Evaluating and documenting bias: At Hugging Face, we are big proponents of model cards and other forms of documentation (e.g., datasheets, READMEs, etc). In the case of text-to-image (and other multimodal) models, the result of explorations made using explorer tools and red-teaming efforts such as the ones described above can be shared alongside model checkpoints and weights. One of the issues is that we currently don't have standard benchmarks or datasets for measuring the bias in multimodal models (and indeed, in text-to-image generation systems specifically), but as more work in this direction is carried out by the community, different bias metrics can be reported in parallel in model documentation.

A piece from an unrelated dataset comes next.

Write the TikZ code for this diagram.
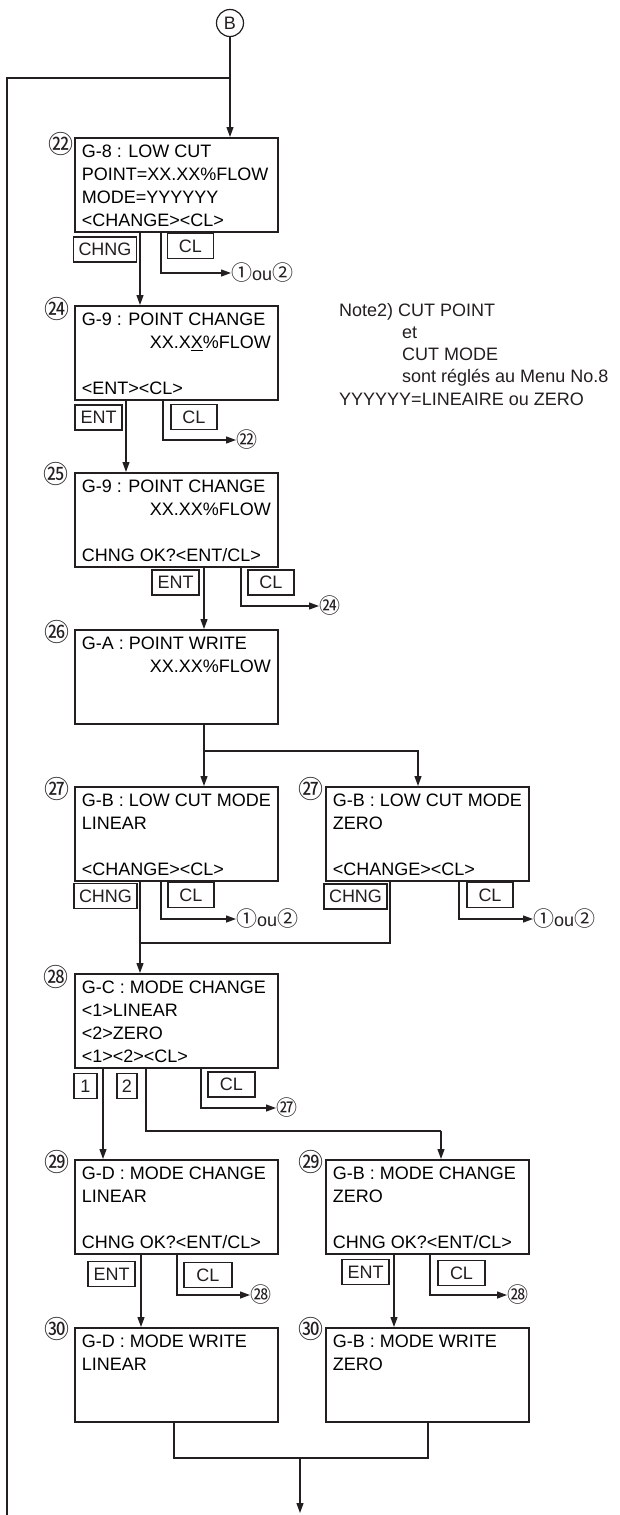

All of the approaches listed above are part of detecting and understanding the biases embedded in image generation models. But how do we actively engage with them?
One approach is to develop new models that represent society as we wish it to be. This suggests creating AI systems that don't just mimic the patterns in our data, but actively promote more equitable and fair perspectives. However, this approach raises a crucial question: whose values are we programming into these models? Values differ across cultures, societies, and individuals, making it a complex task to define what an "ideal" society should look like within an AI model. The question is indeed complex and multifaceted. If we avoid reproducing existing societal biases in our AI models, we're faced with the challenge of defining an "ideal" representation of society. Society is not a static entity, but a dynamic and ever-changing construct. Should AI models, then, adapt to the changes in societal norms and values over time? If so, how do we ensure that these shifts genuinely represent all groups within society, especially those often underrepresented?
Also, as we have mentioned in a previous newsletter, there is no one single way to develop machine learning systems, and any of the steps in the development and deployment process can present opportunities to tackle bias, from who is included at the start, to defining the task, to curating the dataset, training the model, and more. This also applies to multimodal models and the ways in which they are ultimately deployed or productionized in society, since the consequences of bias in multimodal models will depend on their downstream use. For instance, if a model is used in a human-in-the-loop setting for graphic design (such as those created by RunwayML), the user has numerous occasions to detect and correct bias, for instance by changing the prompt or the generation options. However, if a model is used as part of a tool to help forensic artists create police sketches of potential suspects (see image below), then the stakes are much higher, since this can reinforce stereotypes and racial biases in a high-risk setting.
We are also continuing work on other fronts of ethics and society, including:
- Content moderation:
- We made a major update to our Content Policy. It has been almost a year since our last update and the Hugging Face community has grown massively since then, so we felt it was time. In this update we emphasize consent as one of Hugging Face's core values. To read more about our thought process, check out the announcement blog .
- AI Accountability Policy:
- We submitted a response to the NTIA request for comments on AI accountability policy, where we stressed the importance of documentation and transparency mechanisms, as well as the necessity of leveraging open collaboration and promoting access to external stakeholders. You can find a summary of our response and a link to the full document in our blog post!
As you can tell from our discussion above, the issue of detecting and engaging with bias and values in multimodal models, such as text-to-image models, is very much an open question. Apart from the work cited above, we are also engaging with the community at large on the issues - we recently co-led a CRAFT session at the FAccT conference on the topic and are continuing to pursue data- and model-centric research on the topic. One particular direction we are excited to explore is a more in-depth probing of the values instilled in text-to-image models and what they represent (stay tuned!).